On Doing Hard Things

I've never been known for my coordination, balance, or cardiovascular enthusiasm. In team sports, I was invariably the last one picked – probably only because "not picking" wasn't an option. Physical exertion was not among my natural strengths.

So naturally, last summer, I climbed into a boat that was both longer than my room (thanks KRH) and about as wide as myself, and tried to make it move in a straight line.

The first few sessions went about how you’d expect. I capsized enough that I began to question whether the boat was meant to be sat in at all, or if it was just a delivery mechanism for putting people into water efficiently. I spent more time in the water than I did on the boat.

But something about it stuck. Maybe it was the scenery. The glassy water at MacRitchie at 7am looks like a mirror. There is a strange satisfaction found in failing in increasingly specific ways.

Progress in kayaking doesn’t feel like progress. You just fall in slightly less. Your stroke gets marginally quieter. The boat wobbles less when you breathe. Eventually, you start noticing things like water texture, wind direction, and the turtles on the banks. It’s less a sport than a slow, immersive calibration of self to environment.

At some point, I moved from the training boats to the “almost” racing boats. I was still behind most of the team, but less behind than before. I was nowhere near the pace of the middle school children who went there after school. My team captain encouraged me in the way good leaders do: not by pretending I was better than I was, but by acting like improvement was inevitable if I kept showing up. That assumption helped.

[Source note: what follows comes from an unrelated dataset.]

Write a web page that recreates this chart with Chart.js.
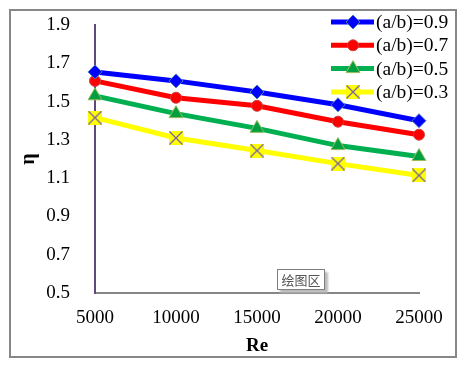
<!DOCTYPE html>
<html lang="zh">
<head>
<meta charset="UTF-8">
<title>eta vs Re</title>
<script src="https://cdn.jsdelivr.net/npm/chart.js"></script>
<style>
    body { margin: 0; background: #fff; }
    #wrap { position: relative; width: 471px; height: 365px; }
    #plotTag {
        position: absolute; left: 277px; top: 269px; width: 46px; height: 19px;
        border: 1px solid #7f7f7f; background: #fff; box-shadow: 3px 3px 2px #bbb;
        font: 13px "Noto Sans CJK SC"; color: #555; text-align: center; line-height: 19px;
    }
</style>
</head>
<body>
<div id="wrap">
    <canvas id="myChart01" width="471" height="365"></canvas>
    <div id="plotTag">绘图区</div>
</div>
<script>
    // data
    var reValues = [5000, 10000, 15000, 20000, 25000];
    var seriesNames = ['(a/b)=0.9', '(a/b)=0.7', '(a/b)=0.5', '(a/b)=0.3'];
    var eta09 = [1.655, 1.608, 1.55, 1.483, 1.40];
    var eta07 = [1.608, 1.52, 1.478, 1.395, 1.327];
    var eta05 = [1.53, 1.437, 1.36, 1.27, 1.213];
    var eta03 = [1.416, 1.31, 1.244, 1.176, 1.114];
    var yTicks = [0.5, 0.7, 0.9, 1.1, 1.3, 1.5, 1.7, 1.9];

    // yellow square with purple cross marker
    function crossBox() {
        var c = document.createElement('canvas');
        c.width = 14; c.height = 14;
        var g = c.getContext('2d');
        g.fillStyle = '#ffff00';
        g.fillRect(0, 0, 14, 14);
        g.strokeStyle = '#7b62a3';
        g.lineWidth = 1.3;
        g.beginPath();
        g.moveTo(0.5, 0.5); g.lineTo(13.5, 13.5);
        g.moveTo(13.5, 0.5); g.lineTo(0.5, 13.5);
        g.stroke();
        return c;
    }

    function pts(arr) {
        return arr.map(function (v, i) { return { x: reValues[i], y: v }; });
    }

    var serif = '"Liberation Serif", "Times New Roman", serif';

    // frame + legend drawn on the canvas
    var extras = {
        id: 'extras',
        beforeDraw: function (chart) {
            var ctx = chart.ctx;
            ctx.save();
            ctx.strokeStyle = '#878787';
            ctx.lineWidth = 2;
            ctx.strokeRect(10, 10, 446, 347);
            ctx.restore();
        },
        afterDraw: function (chart) {
            var ctx = chart.ctx;
            ctx.save();
            chart.data.datasets.forEach(function (ds, i) {
                var y = 22 + i * 23.3;
                ctx.strokeStyle = ds.borderColor;
                ctx.lineWidth = 5;
                ctx.beginPath();
                ctx.moveTo(331, y);
                ctx.lineTo(374, y);
                ctx.stroke();
                ctx.fillStyle = ds.pointBackgroundColor;
                ctx.strokeStyle = ds.pointBorderColor;
                ctx.lineWidth = ds.pointBorderWidth;
                Chart.helpers.drawPoint(ctx, {
                    pointStyle: ds.pointStyle,
                    radius: ds.pointRadius,
                    borderWidth: ds.pointBorderWidth
                }, 353, y);
                ctx.fillStyle = '#000';
                ctx.font = '19.5px ' + serif;
                ctx.textBaseline = 'middle';
                ctx.fillText(ds.label, 376, y + 1);
            });
            ctx.restore();
        }
    };

    var ctx01 = document.getElementById('myChart01');
    var mychart01 = new Chart(ctx01, {
        type: 'line',
        data: {
            datasets: [{
                label: seriesNames[0],
                data: pts(eta09),
                borderColor: '#0000ff',
                borderWidth: 5,
                pointStyle: 'rectRot',
                pointRadius: 7,
                pointBackgroundColor: '#0000ff',
                pointBorderColor: '#4f81bd',
                pointBorderWidth: 1
            }, {
                label: seriesNames[1],
                data: pts(eta07),
                borderColor: '#ff0000',
                borderWidth: 5,
                pointStyle: 'circle',
                pointRadius: 5.5,
                pointBackgroundColor: '#ff0000',
                pointBorderColor: '#d04040',
                pointBorderWidth: 1
            }, {
                label: seriesNames[2],
                data: pts(eta05),
                borderColor: '#00b050',
                borderWidth: 5,
                pointStyle: 'triangle',
                pointRadius: 8,
                pointBackgroundColor: '#00a040',
                pointBorderColor: '#9bbb59',
                pointBorderWidth: 1
            }, {
                label: seriesNames[3],
                data: pts(eta03),
                borderColor: '#ffff00',
                borderWidth: 5,
                pointStyle: crossBox(),
                pointRadius: 7,
                pointBackgroundColor: '#ffff00',
                pointBorderColor: '#7b62a3',
                pointBorderWidth: 1
            }]
        },
        options: {
            responsive: false,
            animation: false,
            clip: false,
            layout: { padding: { left: 10, top: 25, right: 52, bottom: 8 } },
            plugins: { legend: { display: false }, tooltip: { enabled: false } },
            scales: {
                x: {
                    type: 'linear',
                    min: 5000, max: 25000,
                    grid: { display: false },
                    border: { display: true, color: '#868686', width: 2 },
                    ticks: {
                        stepSize: 5000, padding: 6, color: '#000',
                        font: { family: serif, size: 19 },
                        callback: function (v) { return String(v); }
                    },
                    title: {
                        display: true, text: 'Re', color: '#000',
                        font: { family: serif, size: 19, weight: 'bold' },
                        padding: { top: 8, bottom: 0 }
                    },
                    afterFit: function (s) {
                        s.height = 64;
                        s.paddingLeft = 0;
                        s.paddingRight = 0;
                    }
                },
                y: {
                    min: 0.5, max: 1.9,
                    grid: { display: false },
                    border: { display: true, color: '#5f497a', width: 2 },
                    afterBuildTicks: function (s) {
                        s.ticks = yTicks.map(function (v) { return { value: v }; });
                    },
                    ticks: {
                        padding: 17, color: '#000',
                        font: { family: serif, size: 19 },
                        callback: function (v) { return v.toFixed(1); }
                    },
                    title: {
                        display: true, text: 'η', color: '#000',
                        font: { family: serif, size: 20, weight: 'bold' },
                        padding: { top: 7, bottom: 4 }
                    },
                    afterFit: function (s) {
                        s.width = 85;
                        s.paddingTop = 0;
                        s.paddingBottom = 0;
                    }
                }
            }
        },
        plugins: [extras]
    });
</script>
</body>
</html>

Less than a year in, I was told I’d made varsity. A few months after that, I competed in my first inter-tertiary race. I did not win. I did not flip. Both outcomes were equally surprising.

Kayaking taught me to be okay with repeatedly looking dumb in public.

There are worse ways to start your day than sitting on still water in a boat that doesn’t want you there, trying to move forward anyway. Turns out that’s a decent metaphor for most things.

It’s easy to over-index on success stories. But I think there’s a quiet dignity in the almost-stories too.